▸ **Required task**
Everything from the first line of the data through the line with "import pandas as pd" is to be echoed exactly, minus the pictures.

▸ **Dataset excerpt**
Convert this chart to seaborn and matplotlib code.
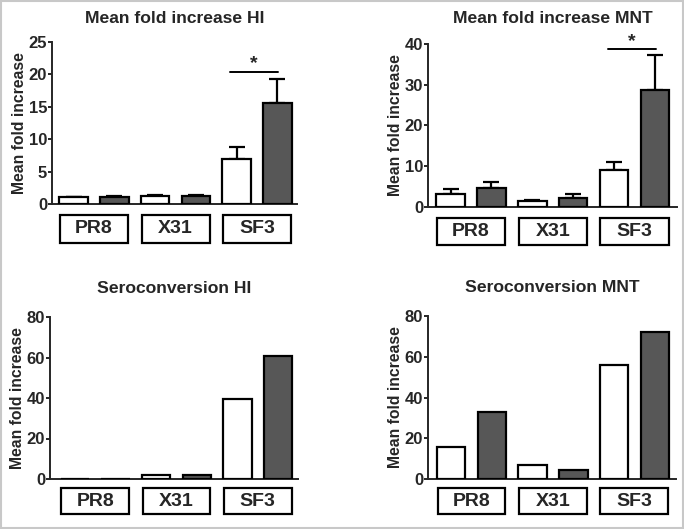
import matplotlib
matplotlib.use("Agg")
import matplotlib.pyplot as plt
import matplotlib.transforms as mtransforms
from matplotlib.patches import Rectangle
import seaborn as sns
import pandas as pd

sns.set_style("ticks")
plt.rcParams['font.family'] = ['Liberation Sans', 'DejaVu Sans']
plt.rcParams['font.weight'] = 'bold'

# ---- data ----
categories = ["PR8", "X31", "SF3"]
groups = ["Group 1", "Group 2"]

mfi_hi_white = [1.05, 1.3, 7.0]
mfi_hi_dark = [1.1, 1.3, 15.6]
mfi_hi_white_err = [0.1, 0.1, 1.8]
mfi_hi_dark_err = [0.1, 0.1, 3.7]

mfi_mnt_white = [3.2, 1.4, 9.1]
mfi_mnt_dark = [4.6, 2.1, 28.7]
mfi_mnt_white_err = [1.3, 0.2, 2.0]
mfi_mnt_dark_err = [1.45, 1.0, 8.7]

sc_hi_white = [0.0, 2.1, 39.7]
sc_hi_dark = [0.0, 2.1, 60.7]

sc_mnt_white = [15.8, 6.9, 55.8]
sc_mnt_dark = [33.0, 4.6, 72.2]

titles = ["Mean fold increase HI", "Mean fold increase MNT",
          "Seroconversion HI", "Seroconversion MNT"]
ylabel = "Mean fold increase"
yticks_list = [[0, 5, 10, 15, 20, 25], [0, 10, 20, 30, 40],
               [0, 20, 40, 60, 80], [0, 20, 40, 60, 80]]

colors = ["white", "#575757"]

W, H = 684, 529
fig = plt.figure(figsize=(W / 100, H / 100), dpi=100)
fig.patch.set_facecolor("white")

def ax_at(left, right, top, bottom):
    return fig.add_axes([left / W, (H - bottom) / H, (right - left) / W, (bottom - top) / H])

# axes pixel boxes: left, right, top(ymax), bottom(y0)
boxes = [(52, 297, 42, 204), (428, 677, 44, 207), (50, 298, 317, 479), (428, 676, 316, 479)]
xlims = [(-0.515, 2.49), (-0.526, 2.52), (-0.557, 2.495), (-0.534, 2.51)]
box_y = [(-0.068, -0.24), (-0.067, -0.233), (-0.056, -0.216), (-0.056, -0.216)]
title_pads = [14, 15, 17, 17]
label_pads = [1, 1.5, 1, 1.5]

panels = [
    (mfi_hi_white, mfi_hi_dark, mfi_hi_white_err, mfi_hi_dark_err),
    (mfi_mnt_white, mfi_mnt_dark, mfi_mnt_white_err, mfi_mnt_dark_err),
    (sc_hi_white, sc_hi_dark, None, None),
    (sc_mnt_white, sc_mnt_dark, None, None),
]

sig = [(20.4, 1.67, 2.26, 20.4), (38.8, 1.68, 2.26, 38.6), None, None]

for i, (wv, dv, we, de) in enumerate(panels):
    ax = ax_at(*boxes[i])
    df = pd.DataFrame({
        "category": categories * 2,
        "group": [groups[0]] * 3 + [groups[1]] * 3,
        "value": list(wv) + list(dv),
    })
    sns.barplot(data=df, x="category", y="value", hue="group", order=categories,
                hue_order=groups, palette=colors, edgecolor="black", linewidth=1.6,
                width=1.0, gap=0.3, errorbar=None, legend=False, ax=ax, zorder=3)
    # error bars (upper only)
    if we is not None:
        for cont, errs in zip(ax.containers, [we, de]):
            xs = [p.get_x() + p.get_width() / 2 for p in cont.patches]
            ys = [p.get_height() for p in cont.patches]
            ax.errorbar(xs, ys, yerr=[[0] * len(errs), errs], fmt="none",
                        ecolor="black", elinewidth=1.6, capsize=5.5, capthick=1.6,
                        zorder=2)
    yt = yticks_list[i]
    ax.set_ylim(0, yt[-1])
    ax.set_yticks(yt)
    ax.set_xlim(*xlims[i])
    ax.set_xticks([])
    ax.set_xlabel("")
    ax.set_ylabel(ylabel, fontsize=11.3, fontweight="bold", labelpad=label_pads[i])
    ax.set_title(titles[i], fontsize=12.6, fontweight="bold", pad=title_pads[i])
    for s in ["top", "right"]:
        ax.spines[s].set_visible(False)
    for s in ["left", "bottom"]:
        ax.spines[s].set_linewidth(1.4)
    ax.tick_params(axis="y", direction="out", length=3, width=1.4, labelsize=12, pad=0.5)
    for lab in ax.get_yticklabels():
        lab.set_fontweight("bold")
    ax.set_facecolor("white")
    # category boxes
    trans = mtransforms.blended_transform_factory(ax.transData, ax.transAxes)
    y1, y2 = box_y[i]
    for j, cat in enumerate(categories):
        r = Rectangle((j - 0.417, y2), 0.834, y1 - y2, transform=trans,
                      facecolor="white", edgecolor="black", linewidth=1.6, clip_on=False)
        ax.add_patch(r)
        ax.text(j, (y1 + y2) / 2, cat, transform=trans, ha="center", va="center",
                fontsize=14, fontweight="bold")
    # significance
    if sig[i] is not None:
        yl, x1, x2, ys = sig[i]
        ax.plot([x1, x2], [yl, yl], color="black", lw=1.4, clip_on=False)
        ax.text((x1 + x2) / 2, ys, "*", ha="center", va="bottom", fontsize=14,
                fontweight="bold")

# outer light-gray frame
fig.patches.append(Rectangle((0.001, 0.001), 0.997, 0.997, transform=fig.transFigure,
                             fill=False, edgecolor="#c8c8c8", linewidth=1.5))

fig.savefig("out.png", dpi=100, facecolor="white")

▸ **Answer to the task**
Convert this chart to seaborn and matplotlib code.
import matplotlib
matplotlib.use("Agg")
import matplotlib.pyplot as plt
import matplotlib.transforms as mtransforms
from matplotlib.patches import Rectangle
import seaborn as sns
import pandas as pd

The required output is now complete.